The Bird is back: WGN Radio mascot flies again

Just in time for the 90th anniversary celebration of WGN AM 720, the Tribune Broadcasting news/talk station has brought back its iconic mascot from the past — the cartoon bird named “Chicago.”

This time around, the Bird will roost on social media at twitter.com/wgnbirdchicago.

“Hi.
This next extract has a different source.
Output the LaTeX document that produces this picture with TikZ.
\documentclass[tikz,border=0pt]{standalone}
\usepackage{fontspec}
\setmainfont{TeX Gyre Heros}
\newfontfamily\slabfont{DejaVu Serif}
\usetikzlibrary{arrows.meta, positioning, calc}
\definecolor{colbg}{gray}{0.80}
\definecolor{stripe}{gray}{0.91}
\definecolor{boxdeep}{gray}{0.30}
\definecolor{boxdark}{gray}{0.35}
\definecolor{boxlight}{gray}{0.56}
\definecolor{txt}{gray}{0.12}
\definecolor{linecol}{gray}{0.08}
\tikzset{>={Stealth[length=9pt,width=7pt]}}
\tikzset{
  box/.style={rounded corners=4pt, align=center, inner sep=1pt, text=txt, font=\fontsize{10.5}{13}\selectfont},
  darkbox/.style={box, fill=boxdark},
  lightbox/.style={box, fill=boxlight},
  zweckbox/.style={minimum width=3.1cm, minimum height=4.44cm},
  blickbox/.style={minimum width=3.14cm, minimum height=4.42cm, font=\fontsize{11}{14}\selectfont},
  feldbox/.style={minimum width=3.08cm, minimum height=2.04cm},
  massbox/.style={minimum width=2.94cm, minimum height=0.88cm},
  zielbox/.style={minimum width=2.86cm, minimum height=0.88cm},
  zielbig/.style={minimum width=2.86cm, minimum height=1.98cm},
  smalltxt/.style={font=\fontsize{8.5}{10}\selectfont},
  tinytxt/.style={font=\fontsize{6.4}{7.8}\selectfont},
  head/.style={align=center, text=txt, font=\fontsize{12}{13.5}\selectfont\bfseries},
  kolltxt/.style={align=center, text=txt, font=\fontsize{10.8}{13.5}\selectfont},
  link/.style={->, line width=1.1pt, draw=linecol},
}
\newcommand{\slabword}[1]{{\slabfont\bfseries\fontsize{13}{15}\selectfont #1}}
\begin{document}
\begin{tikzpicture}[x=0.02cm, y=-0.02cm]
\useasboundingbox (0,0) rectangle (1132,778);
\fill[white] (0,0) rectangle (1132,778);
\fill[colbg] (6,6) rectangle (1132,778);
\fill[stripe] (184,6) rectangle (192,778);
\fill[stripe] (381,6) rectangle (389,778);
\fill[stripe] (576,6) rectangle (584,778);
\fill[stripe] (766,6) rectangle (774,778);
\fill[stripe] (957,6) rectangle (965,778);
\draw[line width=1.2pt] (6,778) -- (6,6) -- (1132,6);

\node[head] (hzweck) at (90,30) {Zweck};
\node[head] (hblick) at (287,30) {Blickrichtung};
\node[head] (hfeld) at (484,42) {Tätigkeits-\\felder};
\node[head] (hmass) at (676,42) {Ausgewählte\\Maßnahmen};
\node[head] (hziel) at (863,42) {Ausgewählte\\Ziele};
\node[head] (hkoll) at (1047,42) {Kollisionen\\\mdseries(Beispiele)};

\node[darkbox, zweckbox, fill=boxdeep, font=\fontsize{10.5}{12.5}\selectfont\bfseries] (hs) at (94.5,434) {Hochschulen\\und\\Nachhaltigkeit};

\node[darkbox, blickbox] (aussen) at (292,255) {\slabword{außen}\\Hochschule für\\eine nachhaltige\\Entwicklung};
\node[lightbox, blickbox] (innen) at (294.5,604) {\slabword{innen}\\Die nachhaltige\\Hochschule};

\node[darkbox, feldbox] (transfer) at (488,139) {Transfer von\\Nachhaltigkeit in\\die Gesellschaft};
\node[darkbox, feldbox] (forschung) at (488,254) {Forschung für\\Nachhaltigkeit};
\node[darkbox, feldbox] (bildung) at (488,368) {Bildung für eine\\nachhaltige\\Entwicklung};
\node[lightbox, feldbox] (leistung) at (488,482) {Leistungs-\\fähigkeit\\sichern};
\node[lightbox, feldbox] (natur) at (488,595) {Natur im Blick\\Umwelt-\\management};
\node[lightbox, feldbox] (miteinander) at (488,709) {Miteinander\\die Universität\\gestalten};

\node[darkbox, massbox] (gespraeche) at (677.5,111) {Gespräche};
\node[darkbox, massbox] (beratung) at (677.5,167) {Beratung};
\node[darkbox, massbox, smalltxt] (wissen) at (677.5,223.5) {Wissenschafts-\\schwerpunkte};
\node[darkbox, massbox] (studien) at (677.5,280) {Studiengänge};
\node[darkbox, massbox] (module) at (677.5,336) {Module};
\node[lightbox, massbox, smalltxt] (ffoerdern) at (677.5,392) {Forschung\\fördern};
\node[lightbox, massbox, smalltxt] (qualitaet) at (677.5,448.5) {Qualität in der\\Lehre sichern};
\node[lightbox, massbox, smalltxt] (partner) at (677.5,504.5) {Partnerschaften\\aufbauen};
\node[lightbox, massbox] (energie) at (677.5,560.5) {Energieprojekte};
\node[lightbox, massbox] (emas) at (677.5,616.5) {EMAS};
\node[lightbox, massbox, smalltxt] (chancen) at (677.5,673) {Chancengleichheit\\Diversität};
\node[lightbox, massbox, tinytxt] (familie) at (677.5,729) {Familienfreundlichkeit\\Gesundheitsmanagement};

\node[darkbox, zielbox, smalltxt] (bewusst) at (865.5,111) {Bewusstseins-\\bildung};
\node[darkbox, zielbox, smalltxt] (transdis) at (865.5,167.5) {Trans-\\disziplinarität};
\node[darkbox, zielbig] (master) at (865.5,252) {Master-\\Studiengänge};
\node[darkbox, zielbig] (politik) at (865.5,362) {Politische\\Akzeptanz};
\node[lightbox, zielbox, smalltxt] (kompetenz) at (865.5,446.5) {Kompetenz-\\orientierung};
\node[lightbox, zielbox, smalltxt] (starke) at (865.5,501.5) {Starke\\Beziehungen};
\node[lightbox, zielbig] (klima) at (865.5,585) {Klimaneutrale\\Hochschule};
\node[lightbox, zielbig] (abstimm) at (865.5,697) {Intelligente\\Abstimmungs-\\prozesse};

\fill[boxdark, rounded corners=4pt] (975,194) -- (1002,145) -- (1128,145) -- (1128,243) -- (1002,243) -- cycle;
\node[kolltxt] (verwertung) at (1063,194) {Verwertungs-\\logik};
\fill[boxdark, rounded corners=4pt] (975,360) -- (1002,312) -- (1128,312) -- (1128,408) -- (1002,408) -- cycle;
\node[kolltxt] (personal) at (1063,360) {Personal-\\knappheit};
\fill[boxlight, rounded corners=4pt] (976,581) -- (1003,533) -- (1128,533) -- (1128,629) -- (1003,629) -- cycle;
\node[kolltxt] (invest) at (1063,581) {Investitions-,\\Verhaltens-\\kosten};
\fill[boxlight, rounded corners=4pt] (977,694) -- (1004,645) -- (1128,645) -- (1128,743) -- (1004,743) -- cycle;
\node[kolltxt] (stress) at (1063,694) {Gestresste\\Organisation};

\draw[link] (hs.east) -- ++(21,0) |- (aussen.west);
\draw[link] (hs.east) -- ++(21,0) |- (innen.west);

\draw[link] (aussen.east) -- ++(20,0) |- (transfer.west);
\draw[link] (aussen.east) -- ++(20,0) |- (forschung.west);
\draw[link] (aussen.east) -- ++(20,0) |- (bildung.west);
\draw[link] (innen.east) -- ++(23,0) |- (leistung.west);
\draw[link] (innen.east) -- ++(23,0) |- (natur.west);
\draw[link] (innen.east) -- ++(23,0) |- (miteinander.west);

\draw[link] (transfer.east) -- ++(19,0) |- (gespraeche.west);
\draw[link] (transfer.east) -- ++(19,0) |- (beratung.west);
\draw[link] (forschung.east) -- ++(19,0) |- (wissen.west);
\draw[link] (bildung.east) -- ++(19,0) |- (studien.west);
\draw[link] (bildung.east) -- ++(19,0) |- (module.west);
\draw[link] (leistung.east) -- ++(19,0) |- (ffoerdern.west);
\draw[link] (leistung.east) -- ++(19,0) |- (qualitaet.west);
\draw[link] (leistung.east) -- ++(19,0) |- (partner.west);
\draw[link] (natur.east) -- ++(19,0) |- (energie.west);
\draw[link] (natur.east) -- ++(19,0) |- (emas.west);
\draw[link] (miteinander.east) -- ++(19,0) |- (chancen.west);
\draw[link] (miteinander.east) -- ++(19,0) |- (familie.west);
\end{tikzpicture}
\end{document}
I'm Chicago,” he tweeted. “I’ll keep you posted on all things WGN, The Game Chicago 87.7 FM, WGN.FM, and whatever else comes across my beak!”

WGN Bird

WGN Bird

Todd Manley, vice president of content and programming, compared the Bird to Colonel Tribune, the “Web ambassador” and social media face of the Chicago Tribune, which has amassed 791,000 followers on Twitter and 4,200 likes on Facebook since 2008. “The idea is to give the Bird a new life in a new space and really have it be the voice of Chicago through listening to WGN Radio,” he said.

At some point, it may spread its wings to Facebook as well. “I certainly could see a time when the Bird is in a broad space that’s more than 140 characters,” Manley said.

The original WGN Bird, which starred in television commercials, print ads, billboards and other marketing venues, was hatched under Dan Fabian, the station’s vice president and general manager from 1987 to 1996.

Fabian said the concept grew out of a proposal by Marion Dawson, creative head of the former Chicago advertising agency Dawson, Johns & Black.

Dan Fabian

Dan Fabian

“Dawson had pitched the idea of animating a virtual commercial menagerie to represent all of our on-air personalities,” Fabian told me. “As I recall, [Bob] Collins was to be a big ol’ bear, Spike [O’Dell] a squirrel and Milt [Rosenberg] — big surprise — an owl. Assuming that campaign might rival the government's weekly deficit, however, I suggested he pick one to play with as surrogate for the station's biggest fan.”

Once they settled on a bird, Fabian wrote, produced and directed its celebrity encounters, including one with Bob Hope and another with Wayne Larrivee, Dick Butkus, Jim Hart and William “The Refrigerator” Perry. As the Bird, he wrote a monthly column for the station's employee newsletter. He even voiced an ill-fated audio-animatronic incarnation of the friendly fowl. “The hand puppet didn't exactly take off either,” he recalled.

It went on to become one of the most successful and memorable marketing campaigns in Chicago radio history, although not everyone fully appreciated the effort: “Early in the adventure, I received a rather angry letter demanding an apology for having ‘some clown with a big nose’ play the typical 'GN listener,” Fabian said.